Theresa May wins Brexit battle, but new fronts open in Tory and Labour wars
Both pro and anti-EU Tories have already squared off over possible concessions over a ‘meaningful vote’ on the Brexit deal.
Theresa May faces a potential new front in the war between the pro and anti-EU wings of the Conservative Party after two days of votes that also exposed Labour’s fault lines over Brexit.
The Government is expected to table a compromise amendment on Thursday to her flagship EU Withdrawal Bill, setting out in more detail the terms of the “meaningful vote” promised to MPs on the final Brexit deal.
Pro-EU Tories have warned that they remain ready to rebel if their demands are not satisfied by the compromise amendment, before leading Brexiteer Jacob Rees-Mogg claimed their idea made a “no-deal Brexit” more likely.
It came after Jeremy Corbyn suffered a major rebellion, with six members of his shadow team among more than a third of Labour MPs who voted against the whip over the Brexit Bill.
A total of 89 of the party’s 257 MPs ignored front bench orders to abstain from voting either for or against an amendment to the EU (Withdrawal Bill) that sought to prioritise European Economic Area (EEA) membership in EU negotiations.
But the rebels were split, with 74 voting in favour of the Lords amendment, which called for the Government to pursue the so-called “Norway Model” membership, and 15 against it.
Mr Rees-Mogg told Newsnight that the concessions sought by Tories including Dominic Grieve would “gum up” negotiations with the EU.
He added: “Can you imagine: the Government goes off to Brussels and says ‘we can only discuss these three things because these are the only ones that have been covered by a House of Commons resolution’.
“The EU says no, it goes back to the Commons, a week passes, another resolution has passed, it means nothing has happened.”
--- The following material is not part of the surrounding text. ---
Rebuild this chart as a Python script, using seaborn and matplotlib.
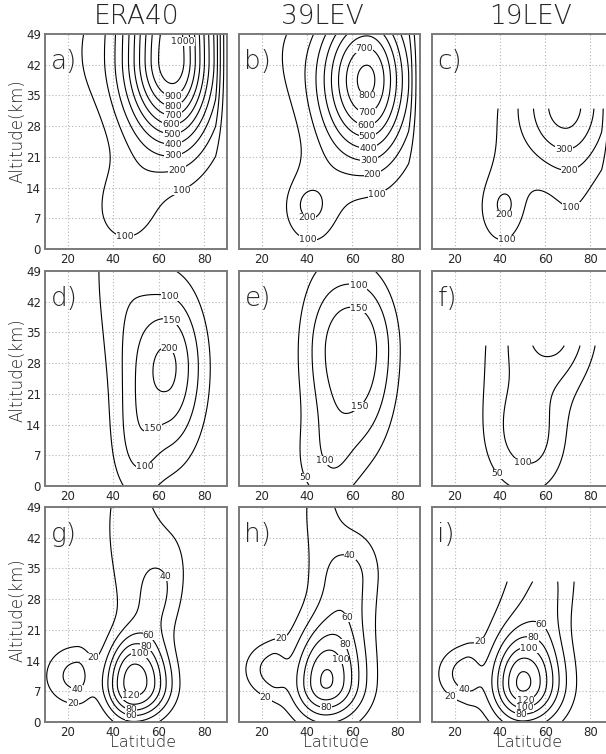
import numpy as np
import matplotlib
matplotlib.use("Agg")
import matplotlib.pyplot as plt
from matplotlib import font_manager as fm
from matplotlib.font_manager import FontProperties
import seaborn as sns

# ---------------- data ----------------
LAT_TICKS = [20, 40, 60, 80]
ALT_TICKS = [0, 7, 14, 21, 28, 35, 42, 49]
COLUMN_TITLES = ["ERA40", "39LEV", "19LEV"]
PANEL_LETTERS = ["a", "b", "c", "d", "e", "f", "g", "h", "i"]
LEVELS_ROW1 = [100, 200, 300, 400, 500, 600, 700, 800, 900, 1000]
LEVELS_ROW2 = [50, 100, 150, 200]
LEVELS_ROW3 = [20, 40, 60, 80, 100, 120, 140]
TOP_19LEV_KM = 32.2   # the 19-level model has no data above this altitude

# field features:
# (lat, alt, peak value, width south, width north, width below, width above, tilt deg/km, shape)
blobs_a = [(66, 43, 1080, 15.5, 13, 13.5, 30, 0, 2),
           (45, 9, 140, 11, 11, 7, 8, 0, 2),
           (27, 45, 60, 8, 8, 10, 10, 0, 2)]
blobs_b = [(66.5, 38.5, 830, 15.5, 13, 12.8, 12.5, 0, 2),
           (42, 9, 140, 12, 10, 8, 8, 0, 2),
           (41.5, 10, 110, 4, 4, 2.5, 2.5, 0, 2),
           (30, 46, 60, 8, 8, 10, 10, 0, 2)]
blobs_c = [(69, 33, 450, 15.5, 14, 11, 20, 0, 2),
           (41, 9, 130, 11, 9, 9, 9, 0, 2),
           (42, 10, 90, 3.5, 3.5, 2.5, 2.5, 0, 2),
           (72, 8, 55, 8, 8, 8, 8, 0, 2),
           (42, 28, 30, 6, 6, 10, 10, 0, 2)]
blobs_d = [(64, 27, 210, 14, 11, 14, 13, 0, 2),
           (50, 8, 70, 8, 7, 9, 10, 0, 2),
           (42, 52, 65, 10, 10, 15, 15, 0, 2)]
blobs_e = [(62.5, 31, 175, 15, 13, 18, 13.5, 0, 2.5),
           (50, 5, 65, 12, 8, 8, 8, 0, 2),
           (45, 30, 40, 10, 10, 15, 25, 0, 2)]
blobs_f = [(64, 37, 175, 15, 12, 10, 15, 0, 2),
           (54, 11, 115, 13, 11, 9, 10, 0, 2),
           (40, 25, 35, 10, 10, 15, 15, 0, 2)]
blobs_g = [(49, 8.5, 125, 9.5, 12, 6, 8, 0, 2.5),
           (24, 10.5, 48, 10, 5, 4.8, 5, 0, 2),
           (60, 28, 38, 10, 8, 9, 10, 0.35, 2),
           (46, 45, 28, 9, 12, 14, 14, 0, 2)]
blobs_h = [(48, 8.7, 112, 10.5, 12, 6, 9, 0, 2),
           (24.5, 12, 44, 9, 4.5, 4.5, 4.5, 0, 2),
           (58, 32, 48, 10.5, 10, 14, 8, 0.2, 2),
           (45, 49, 25, 7, 8, 10, 10, 0, 2)]
blobs_i = [(50, 8.5, 137, 10, 12, 6.3, 8, 0, 2),
           (25, 11, 48, 9, 4.5, 4.5, 4.5, 0, 2),
           (61, 30, 44, 14, 9, 12, 12, 0.25, 2)]

# contour labels as placed in the reference: (level, lat, alt)
labels_a = [(1000, 66.3, 47.1), (900, 66.3, 33.8), (800, 66.3, 31.8), (700, 66.3, 29.7),
            (600, 65.1, 27.0), (500, 65.6, 24.5), (400, 66.3, 22.5), (300, 66.3, 20.6),
            (200, 68.5, 17.3), (100, 69.3, 13.8), (100, 45.0, 2.1)]
labels_b = [(700, 65.4, 45.6), (800, 66.9, 34.0), (700, 66.9, 30.4), (600, 66.1, 27.6),
            (500, 66.9, 25.3), (400, 66.9, 23.0), (300, 67.6, 20.3), (200, 69.0, 17.2),
            (100, 70.5, 13.0), (200, 40.5, 7.4), (100, 40.5, 2.3)]
labels_c = [(300, 68.5, 22.6), (200, 70.7, 18.5), (100, 71.5, 9.7), (200, 42.0, 7.4),
            (100, 43.5, 1.4)]
labels_d = [(100, 65.6, 44.0), (150, 66.3, 38.3), (200, 65.1, 31.6), (150, 58.5, 12.0),
            (100, 54.1, 4.3)]
labels_e = [(100, 63.9, 48.2), (150, 63.9, 42.2), (150, 61.0, 19.4), (100, 48.5, 6.0),
            (50, 36.8, 1.4)]
labels_f = [(100, 50.2, 5.5), (50, 37.0, 2.0)]
labels_g = [(40, 61.9, 33.0), (60, 56.0, 20.0), (80, 53.1, 16.3), (100, 50.1, 13.0),
            (120, 47.5, 5.7), (80, 47.9, 2.1), (60, 47.9, 0.4), (20, 31.8, 15.4),
            (40, 24.4, 5.7), (20, 22.2, 4.0)]
labels_h = [(40, 58.8, 37.4), (60, 57.3, 23.7), (80, 52.9, 16.8), (100, 51.5, 13.4),
            (80, 48.6, 2.7), (20, 29.5, 17.2), (20, 22.2, 6.1)]
labels_i = [(60, 58.5, 22.3), (80, 53.4, 17.4), (100, 51.9, 14.7), (120, 51.2, 4.7),
            (100, 51.2, 2.9), (80, 49.0, 0.8), (20, 33.5, 16.8), (40, 25.4, 8.5),
            (20, 17.4, 5.3)]

PANELS = [blobs_a, blobs_b, blobs_c, blobs_d, blobs_e, blobs_f, blobs_g, blobs_h, blobs_i]
LABELS = [labels_a, labels_b, labels_c, labels_d, labels_e, labels_f, labels_g, labels_h, labels_i]
ROW_LEVELS = [LEVELS_ROW1, LEVELS_ROW2, LEVELS_ROW3]

# ---------------- field on a lat/alt grid ----------------
lat = np.linspace(10, 90, 321)
alt = np.linspace(0, 49, 197)
LAT, ALT = np.meshgrid(lat, alt)


def build_field(blobs, top=None):
    z = np.zeros_like(LAT)
    for la, al, amp, wl, wr, wd, wu, tilt, p in blobs:
        dl = LAT - (la + tilt * (ALT - al))
        da = ALT - al
        sl = np.where(dl < 0, wl, wr)
        sa = np.where(da < 0, wd, wu)
        r2 = (dl / sl) ** 2 + (da / sa) ** 2
        z += amp * np.exp(-0.5 * r2 ** (p / 2.0))
    z *= np.clip((90 - LAT) / 5.0, 0, 1) ** 0.7
    if top is not None:
        z = np.where(ALT > top, np.nan, z)
    return z


# ---------------- style ----------------
sns.set_style("white")
plt.rcParams["font.family"] = ["DejaVu Sans"]


def light_font():
    prefs = ["DejaVu Sans", "Lato", "Roboto", "Open Sans", "Noto Sans", "Inter"]
    for fam in prefs:
        best = None
        for f in fm.fontManager.ttflist:
            if not f.name.startswith(fam) or f.style != "normal":
                continue
            try:
                w = int(f.weight)
            except (TypeError, ValueError):
                w = {"ultralight": 200, "light": 300, "thin": 100,
                     "extra light": 200}.get(str(f.weight).lower(), 400)
            if 150 <= w <= 300:
                if best is None or abs(w - 250) < abs(best[0] - 250):
                    best = (w, f.fname)
        if best:
            return best[1]
    return None


LIGHT = light_font()


def lfp(size):
    if LIGHT:
        return FontProperties(fname=LIGHT, size=size)
    return FontProperties(family="DejaVu Sans", size=size)


def place_labels(ax, cs, labels):
    # put each label on the nearest point of its own contour level
    levels = list(cs.levels)
    paths = cs.get_paths()
    sx, sy = 2.27, 4.39  # pixels per degree / per km, for distances
    for lev, lx, ly in labels:
        if lev not in levels:
            continue
        v = paths[levels.index(lev)].vertices
        if len(v) == 0:
            continue
        d = ((v[:, 0] - lx) * sx) ** 2 + ((v[:, 1] - ly) * sy) ** 2
        j = int(np.argmin(d))
        ax.text(v[j, 0], v[j, 1], f"{lev}", ha="center", va="center", fontsize=6.7,
                zorder=5, bbox=dict(facecolor="white", edgecolor="none", pad=0.05))


W, H = 606, 754
fig = plt.figure(figsize=(W / 100, H / 100), dpi=100)
fig.patch.set_facecolor("white")

col_left = [45, 239, 432]
col_width = [182, 181, 181]
row_top = [34, 271, 507]
row_h = 215

for k, blobs in enumerate(PANELS):
    r, c = divmod(k, 3)
    x0, y0 = col_left[c], row_top[r]
    ax = fig.add_axes([x0 / W, 1 - (y0 + row_h) / H, col_width[c] / W, row_h / H])
    top = TOP_19LEV_KM if c == 2 else None
    z = build_field(blobs, top)
    cs = ax.contour(lat, alt, z, levels=ROW_LEVELS[r], colors="black", linewidths=0.8)
    place_labels(ax, cs, LABELS[k])
    ax.set_xlim(10, 90)
    ax.set_ylim(0, 49)
    ax.set_xticks(LAT_TICKS)
    ax.set_yticks(ALT_TICKS)
    ax.grid(True, linestyle=(0, (1, 2)), color="#b5b5b5", linewidth=0.8)
    ax.tick_params(axis="both", length=2, width=0.8, color="#777777",
                   labelsize=8.5, pad=0.8, direction="out")
    if c != 0:
        ax.set_yticklabels([])
    for s in ax.spines.values():
        s.set_color("#7a7a7a")
        s.set_linewidth(1.4)
    ax.text(0.03, 0.93, PANEL_LETTERS[k] + ")", transform=ax.transAxes,
            va="top", ha="left", fontproperties=lfp(19))

title_x = [137, 322, 530]
for c, t in enumerate(COLUMN_TITLES):
    fig.text(title_x[c] / W, 1 - 16 / H, t, ha="center", va="center", fontproperties=lfp(19))

for yc in [131, 370, 610]:
    fig.text(18 / W, 1 - yc / H, "Altitude(km)", rotation=90, ha="center", va="center",
             fontproperties=lfp(12))

for xc in [143, 336, 529]:
    fig.text(xc / W, 1 - 747 / H, "Latitude", ha="center", va="baseline",
             fontproperties=lfp(11.5))

fig.savefig("out.png", dpi=100, facecolor="white")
He added that he would not support – or table – a vote of no confidence in the Prime Minister and he “expected” her to get a good deal out of the EU.
After days of division and bitter rows between Brexiteers and Remainers in the Tory ranks, Mrs May was able to see off another amendment that would have tied Britain to the customs union post-Brexit by 325 votes to 298, majority 27.
It was Labour divisions that were exposed on Wednesday by votes on the EEA plan.
Laura Smith stepped down as a junior shadow cabinet office minister to vote with the Government, saying “remaining in the EEA is not the right way forward for our country”.
But five parliamentary private secretaries (PPS) voted in favour of the EEA amendment; Ged Killen, Ellie Reeves, Tonia Antoniazzi, Anna McMorrin and Rosie Duffield, with all but Ms Duffield announcing their resignation before the vote.
Mr Corbyn said: “I understand the difficulties MPs representing constituencies which voted strongly for Leave or Remain have on the EEA amendment to the EU Withdrawal Bill.
“The Labour Party respects the outcome of the EU referendum and does not support the EEA or Norway model as it is not the right for option for Britain.”
An amendment introduced by Labour, which called for access to the single market but stopped short of EEA membership, was defeated by 82 votes, with no party rebels.
The Conservatives said the resignations showed that Mr Corbyn “can’t lead his own party let alone our country through complex Brexit negotiations”, while Lib Dem leader Sir Vince Cable accused him of being “completely defunct as an Opposition Leader”.